Director: David Slade
Cast: Fionn Whitehead, Will Poulter, Craig Parkinson
Knowing how crucial this film is for the series, Black Mirror's creator Charlie Brooker has himself written Bandersnatch. And it's directed by David Slade, who has previously directed episodes of Breaking Bad, Awake and Hannibal. Right from the first minute, the film lets us make decisions for the main character, a video-game designer Stefan Butler (Fionn Whitehead), who's on the verge of creating a video game with multiple endings which will be a revelation in the industry (the story is set in 1984). Though it starts with making simple choices such as the kind of cereal Stefan has for breakfast, the stakes get higher as the plot thickens and before you know it, you're making life and death decisions. Whatever decision you make, it reels back to Stefan confronting his issues surrounding his mother's death, his over-caring father and deadlines for his work that takes a toll on his mental health.
Thanks to the fact that we are making Stefan's choices, a sense of connection is established with the otherwise one-dimensional character. In one of the lighter moments which escalates into something else pretty quickly, Colin Ritman (Will Poulter) hands over a hallucinogen to Stefan, who ends up in a drug-induced haze and hallucinates that he is manipulating the swirls in a painting. It's interesting to note that irrespective of what the viewer choses, the ending has already been decided and we don't really have control over everything as we're made to believe -- which is also what Stefan realises closer to the end. A flashback to a pivotal moment in Stefan's childhood has a spot where we're cleverly given only one option to choose as any changes there will alter the rest of Stefan's life and naturally the flow of the entire film.

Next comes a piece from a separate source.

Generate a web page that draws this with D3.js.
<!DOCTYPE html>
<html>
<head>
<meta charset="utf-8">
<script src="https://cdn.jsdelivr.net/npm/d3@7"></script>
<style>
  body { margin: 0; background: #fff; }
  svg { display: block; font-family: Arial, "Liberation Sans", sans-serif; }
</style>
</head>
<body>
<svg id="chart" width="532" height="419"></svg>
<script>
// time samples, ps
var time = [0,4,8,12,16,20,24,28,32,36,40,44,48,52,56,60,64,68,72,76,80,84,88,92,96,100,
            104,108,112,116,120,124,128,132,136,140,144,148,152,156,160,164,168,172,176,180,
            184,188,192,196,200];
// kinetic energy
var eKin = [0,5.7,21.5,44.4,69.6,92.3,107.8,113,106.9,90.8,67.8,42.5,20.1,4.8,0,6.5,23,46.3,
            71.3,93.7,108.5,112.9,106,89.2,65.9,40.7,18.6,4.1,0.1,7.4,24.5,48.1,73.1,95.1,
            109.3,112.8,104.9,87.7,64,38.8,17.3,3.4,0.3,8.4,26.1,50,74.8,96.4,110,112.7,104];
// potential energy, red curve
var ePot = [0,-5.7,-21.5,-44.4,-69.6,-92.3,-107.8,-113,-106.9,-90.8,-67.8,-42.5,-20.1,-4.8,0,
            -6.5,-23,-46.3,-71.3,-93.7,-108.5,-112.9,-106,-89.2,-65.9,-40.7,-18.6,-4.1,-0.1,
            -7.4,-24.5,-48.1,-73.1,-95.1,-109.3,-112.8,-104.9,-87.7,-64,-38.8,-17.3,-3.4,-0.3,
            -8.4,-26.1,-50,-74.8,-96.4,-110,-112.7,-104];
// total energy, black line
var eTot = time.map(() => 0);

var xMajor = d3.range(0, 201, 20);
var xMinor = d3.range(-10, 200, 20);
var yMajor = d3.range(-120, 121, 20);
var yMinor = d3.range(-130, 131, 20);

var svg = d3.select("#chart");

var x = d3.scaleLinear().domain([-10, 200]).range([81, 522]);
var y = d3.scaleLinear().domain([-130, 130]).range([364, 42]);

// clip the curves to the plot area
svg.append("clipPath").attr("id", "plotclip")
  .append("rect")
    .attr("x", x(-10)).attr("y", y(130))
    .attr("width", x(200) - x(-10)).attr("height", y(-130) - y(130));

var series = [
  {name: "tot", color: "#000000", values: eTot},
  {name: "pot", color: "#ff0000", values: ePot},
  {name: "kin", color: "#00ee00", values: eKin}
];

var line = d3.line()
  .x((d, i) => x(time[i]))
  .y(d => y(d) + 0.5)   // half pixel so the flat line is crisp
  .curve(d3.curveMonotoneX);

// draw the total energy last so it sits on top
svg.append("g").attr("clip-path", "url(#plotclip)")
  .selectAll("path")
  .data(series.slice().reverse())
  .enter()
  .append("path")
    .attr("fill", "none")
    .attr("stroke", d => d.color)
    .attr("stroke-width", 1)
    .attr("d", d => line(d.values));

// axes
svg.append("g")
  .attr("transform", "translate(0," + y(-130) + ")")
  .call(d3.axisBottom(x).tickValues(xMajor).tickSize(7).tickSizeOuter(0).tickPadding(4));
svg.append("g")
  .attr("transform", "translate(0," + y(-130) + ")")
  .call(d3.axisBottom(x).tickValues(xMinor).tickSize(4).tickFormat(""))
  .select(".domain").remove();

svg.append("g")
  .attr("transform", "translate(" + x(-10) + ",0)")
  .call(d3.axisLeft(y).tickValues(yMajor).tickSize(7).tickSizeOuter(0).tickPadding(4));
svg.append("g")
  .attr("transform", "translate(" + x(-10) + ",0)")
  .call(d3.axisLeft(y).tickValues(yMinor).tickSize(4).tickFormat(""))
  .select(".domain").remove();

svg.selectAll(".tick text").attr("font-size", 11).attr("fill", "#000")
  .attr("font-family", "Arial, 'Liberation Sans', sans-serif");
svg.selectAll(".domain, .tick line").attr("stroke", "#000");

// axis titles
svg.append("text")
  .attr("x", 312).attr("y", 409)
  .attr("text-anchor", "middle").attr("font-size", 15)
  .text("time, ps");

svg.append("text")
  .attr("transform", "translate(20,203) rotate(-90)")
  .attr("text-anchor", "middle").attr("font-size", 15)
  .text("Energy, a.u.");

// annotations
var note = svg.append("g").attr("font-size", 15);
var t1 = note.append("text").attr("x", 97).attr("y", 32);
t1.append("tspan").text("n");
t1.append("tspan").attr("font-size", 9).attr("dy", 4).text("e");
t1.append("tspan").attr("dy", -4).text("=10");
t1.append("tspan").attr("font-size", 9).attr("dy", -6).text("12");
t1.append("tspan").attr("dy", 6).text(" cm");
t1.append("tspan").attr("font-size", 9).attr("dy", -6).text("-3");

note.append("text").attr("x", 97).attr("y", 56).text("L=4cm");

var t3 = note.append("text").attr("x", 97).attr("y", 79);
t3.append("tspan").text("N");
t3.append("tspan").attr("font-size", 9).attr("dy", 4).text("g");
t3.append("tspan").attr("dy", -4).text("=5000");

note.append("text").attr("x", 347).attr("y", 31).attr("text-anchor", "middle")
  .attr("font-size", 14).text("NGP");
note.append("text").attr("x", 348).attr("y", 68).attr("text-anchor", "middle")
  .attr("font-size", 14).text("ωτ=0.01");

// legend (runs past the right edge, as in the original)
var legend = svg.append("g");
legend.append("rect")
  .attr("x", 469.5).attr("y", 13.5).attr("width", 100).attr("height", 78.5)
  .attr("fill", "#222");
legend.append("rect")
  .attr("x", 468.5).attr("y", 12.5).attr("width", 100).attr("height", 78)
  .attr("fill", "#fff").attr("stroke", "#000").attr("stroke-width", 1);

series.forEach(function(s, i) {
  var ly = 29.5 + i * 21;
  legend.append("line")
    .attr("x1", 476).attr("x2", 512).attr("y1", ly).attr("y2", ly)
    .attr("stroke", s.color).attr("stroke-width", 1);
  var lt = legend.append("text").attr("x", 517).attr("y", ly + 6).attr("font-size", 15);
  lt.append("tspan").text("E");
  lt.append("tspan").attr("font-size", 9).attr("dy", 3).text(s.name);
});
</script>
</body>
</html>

The various 'levels' these choices lead down to is mind-blowing and often reminds us of Inception's dream within a dream concept. Speaking about references, there are many to the fictional creature Bandersnatch in Lewis Carroll's 1872 novel Through the Looking-Glass. While the novel's name itself a major giveaway for one of the multiple endings, the creature was mentioned in A New Alice in the Old Wonderland too. While we have Alice looking for a white rabbit in the classic, we also have Stefan searching for a toy rabbit here. There's also a lot of pop-culture references one can expect in a film based in the 80s, and if that's not enough, the makers have dropped several allusions to previous Black Mirror episodes. There are also sequences where Stefan breaks the fourth wall.
However, the film doesn't really embrace the concept of the Black Mirror series itself, which is about technology and how it affects mankind, and hence there's no takeaway that the rest of the episodes gave. Though Bandersnatch is 90 mins long, the multiple endings can increase the time we spend on it to almost five hours, and while some of the alternate endings are shocking, most of them are pretty simple and make you wonder if sitting through some of the same scenes is worth it. If choices aren't made by the viewer, the film chooses its own, and if sometimes the viewer makes a bad choice, similar to video games, the film nudges them, asking if that's the choice they really want to make. But these are minor nitpicks for what is an ambitious experiment that has proven to be quite successful for Netflix.